Task directions:
Your task is to transcribe all of the data below exactly, omitting the images.

Given data:
• • • •

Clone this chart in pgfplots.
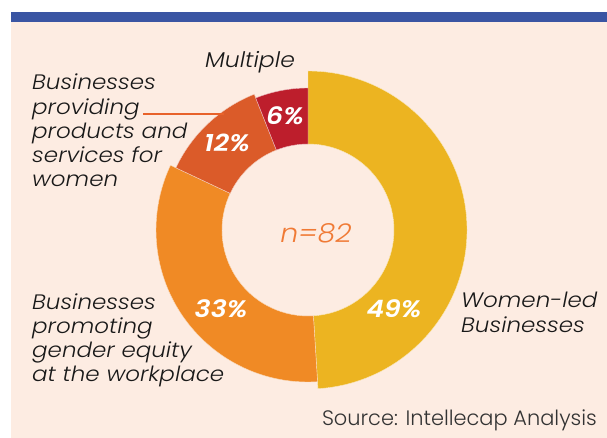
\documentclass[border=0pt]{standalone}
\usepackage{pgfplots}
\pgfplotsset{compat=1.18}
\usepackage{pgfplotstable}
\usepackage{fontspec}
\setmainfont{Poppins}
\newfontfamily\lblfont{Poppins Light Italic}[FakeStretch=1.1]
\newfontfamily\pctfont{Poppins SemiBold Italic}[FakeStretch=1.12]
\newfontfamily\srcfont{Poppins Light}

\definecolor{bgpeach}{HTML}{FDECE2}
\definecolor{topblue}{HTML}{3A55A3}
\definecolor{cyellow}{HTML}{ECB421}
\definecolor{corange}{HTML}{F08A25}
\definecolor{credor}{HTML}{DB5B29}
\definecolor{cred}{HTML}{BD1E2C}
\definecolor{ncol}{HTML}{F07A35}
\definecolor{leader}{HTML}{E8622A}

% share (%), outer radius (px), colour -- clockwise from 12 o'clock
\pgfplotstableread{
share radius color
49 159 cyellow
33 152 corange
12 146 credor
6 142 cred
}\donutdata

\newcommand{\lbl}[3]{\node[anchor=base west, inner sep=0pt, font=\lblfont\fontsize{21}{24}\selectfont, text=black!90] at (axis cs:#1,#2) {#3};}
\newcommand{\pct}[3]{\node[anchor=base, inner sep=0pt, font=\pctfont\fontsize{24}{28}\selectfont, text=white] at (axis cs:#1,#2) {#3};}

\begin{document}
\begin{tikzpicture}
\begin{axis}[
  width=607bp, height=438bp, scale only axis,
  xmin=0, xmax=607, ymin=0, ymax=438,
  hide axis, clip=false,
]
  \fill[white] (axis cs:0,0) rectangle (axis cs:607,438);
  \fill[bgpeach] (axis cs:10.5,0) rectangle (axis cs:607,415.5);
  \fill[topblue] (axis cs:10.5,415.5) rectangle (axis cs:607,426);

  \xdef\cum{0}
  \pgfplotsinvokeforeach{0,...,3}{
    \pgfplotstablegetelem{#1}{share}\of\donutdata \let\sh\pgfplotsretval
    \pgfplotstablegetelem{#1}{radius}\of\donutdata \let\R\pgfplotsretval
    \pgfplotstablegetelem{#1}{color}\of\donutdata \let\col\pgfplotsretval
    \pgfmathsetmacro\aone{90-3.6*\cum}
    \pgfmathsetmacro\atwo{90-3.6*(\cum+\sh)}
    \pgfmathsetmacro\dr{86-\R}
    \edef\temp{\noexpand\fill[\col, draw=white!70!\col, line width=0.4pt]
      (axis cs:308,208) ++(\aone:\R bp)
      arc[start angle=\aone, end angle=\atwo, radius=\R bp]
      -- ++(\atwo:\dr bp)
      arc[start angle=\atwo, end angle=\aone, radius=86bp] -- cycle;}
    \temp
    \pgfmathsetmacro\newcum{\cum+\sh}
    \xdef\cum{\newcum}
  }

  \draw[leader, line width=1.8pt] (axis cs:143,324) -- (axis cs:224,324);

  \pct{394}{120}{49\%}
  \pct{221}{120}{33\%}
  \pct{227}{286}{12\%}
  \pct{285}{313}{6\%}

  \node[anchor=base, inner sep=0pt, font=\lblfont\fontsize{26}{30}\selectfont, text=ncol] at (axis cs:316,195) {n=82};

  \node[anchor=base, inner sep=0pt, font=\lblfont\fontsize{21.5}{24}\selectfont, text=black!90] at (axis cs:250,370) {Multiple};

  \lbl{32}{348}{Businesses}
  \lbl{32}{323.8}{providing}
  \lbl{32}{299.6}{products and}
  \lbl{32}{275.4}{services for}
  \lbl{32}{251.2}{women}

  \lbl{32}{128.7}{Businesses}
  \lbl{32}{104.5}{promoting}
  \lbl{32}{80.3}{gender equity}
  \lbl{32}{56.1}{at the workplace}

  \lbl{461}{130}{Women-led}
  \lbl{461}{105}{Businesses}

  \node[anchor=base east, inner sep=0pt, font=\srcfont\fontsize{21}{24}\selectfont, text=black!80] at (axis cs:597,12.3) {Source: Intellecap Analysis};
\end{axis}
\end{tikzpicture}
\end{document}
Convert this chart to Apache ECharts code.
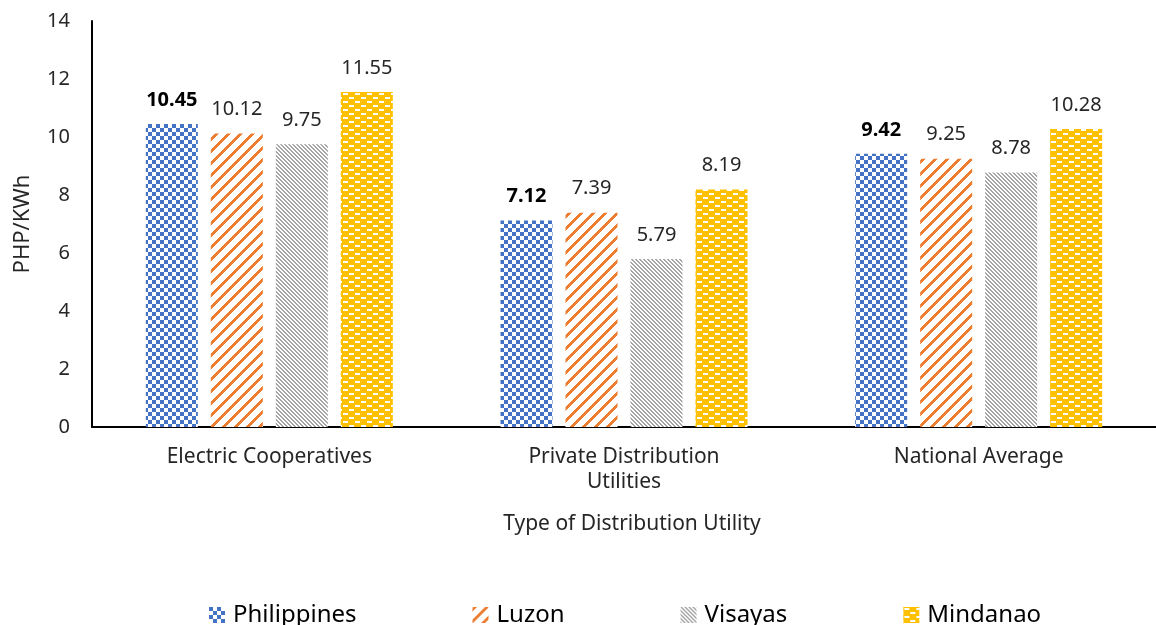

• • • •

Exercise solution:
Clone this chart in pgfplots.
\documentclass[border=0pt]{standalone}
\usepackage{pgfplots}
\pgfplotsset{compat=1.18}
\usepackage{pgfplotstable}
\usepackage{fontspec}
\setmainfont{Poppins}
\newfontfamily\lblfont{Poppins Light Italic}[FakeStretch=1.1]
\newfontfamily\pctfont{Poppins SemiBold Italic}[FakeStretch=1.12]
\newfontfamily\srcfont{Poppins Light}

\definecolor{bgpeach}{HTML}{FDECE2}
\definecolor{topblue}{HTML}{3A55A3}
\definecolor{cyellow}{HTML}{ECB421}
\definecolor{corange}{HTML}{F08A25}
\definecolor{credor}{HTML}{DB5B29}
\definecolor{cred}{HTML}{BD1E2C}
\definecolor{ncol}{HTML}{F07A35}
\definecolor{leader}{HTML}{E8622A}

% share (%), outer radius (px), colour -- clockwise from 12 o'clock
\pgfplotstableread{
share radius color
49 159 cyellow
33 152 corange
12 146 credor
6 142 cred
}\donutdata

\newcommand{\lbl}[3]{\node[anchor=base west, inner sep=0pt, font=\lblfont\fontsize{21}{24}\selectfont, text=black!90] at (axis cs:#1,#2) {#3};}
\newcommand{\pct}[3]{\node[anchor=base, inner sep=0pt, font=\pctfont\fontsize{24}{28}\selectfont, text=white] at (axis cs:#1,#2) {#3};}

\begin{document}
\begin{tikzpicture}
\begin{axis}[
  width=607bp, height=438bp, scale only axis,
  xmin=0, xmax=607, ymin=0, ymax=438,
  hide axis, clip=false,
]
  \fill[white] (axis cs:0,0) rectangle (axis cs:607,438);
  \fill[bgpeach] (axis cs:10.5,0) rectangle (axis cs:607,415.5);
  \fill[topblue] (axis cs:10.5,415.5) rectangle (axis cs:607,426);

  \xdef\cum{0}
  \pgfplotsinvokeforeach{0,...,3}{
    \pgfplotstablegetelem{#1}{share}\of\donutdata \let\sh\pgfplotsretval
    \pgfplotstablegetelem{#1}{radius}\of\donutdata \let\R\pgfplotsretval
    \pgfplotstablegetelem{#1}{color}\of\donutdata \let\col\pgfplotsretval
    \pgfmathsetmacro\aone{90-3.6*\cum}
    \pgfmathsetmacro\atwo{90-3.6*(\cum+\sh)}
    \pgfmathsetmacro\dr{86-\R}
    \edef\temp{\noexpand\fill[\col, draw=white!70!\col, line width=0.4pt]
      (axis cs:308,208) ++(\aone:\R bp)
      arc[start angle=\aone, end angle=\atwo, radius=\R bp]
      -- ++(\atwo:\dr bp)
      arc[start angle=\atwo, end angle=\aone, radius=86bp] -- cycle;}
    \temp
    \pgfmathsetmacro\newcum{\cum+\sh}
    \xdef\cum{\newcum}
  }

  \draw[leader, line width=1.8pt] (axis cs:143,324) -- (axis cs:224,324);

  \pct{394}{120}{49\%}
  \pct{221}{120}{33\%}
  \pct{227}{286}{12\%}
  \pct{285}{313}{6\%}

  \node[anchor=base, inner sep=0pt, font=\lblfont\fontsize{26}{30}\selectfont, text=ncol] at (axis cs:316,195) {n=82};

  \node[anchor=base, inner sep=0pt, font=\lblfont\fontsize{21.5}{24}\selectfont, text=black!90] at (axis cs:250,370) {Multiple};

  \lbl{32}{348}{Businesses}
  \lbl{32}{323.8}{providing}
  \lbl{32}{299.6}{products and}
  \lbl{32}{275.4}{services for}
  \lbl{32}{251.2}{women}

  \lbl{32}{128.7}{Businesses}
  \lbl{32}{104.5}{promoting}
  \lbl{32}{80.3}{gender equity}
  \lbl{32}{56.1}{at the workplace}

  \lbl{461}{130}{Women-led}
  \lbl{461}{105}{Businesses}

  \node[anchor=base east, inner sep=0pt, font=\srcfont\fontsize{21}{24}\selectfont, text=black!80] at (axis cs:597,12.3) {Source: Intellecap Analysis};
\end{axis}
\end{tikzpicture}
\end{document}
Convert this chart to Apache ECharts code.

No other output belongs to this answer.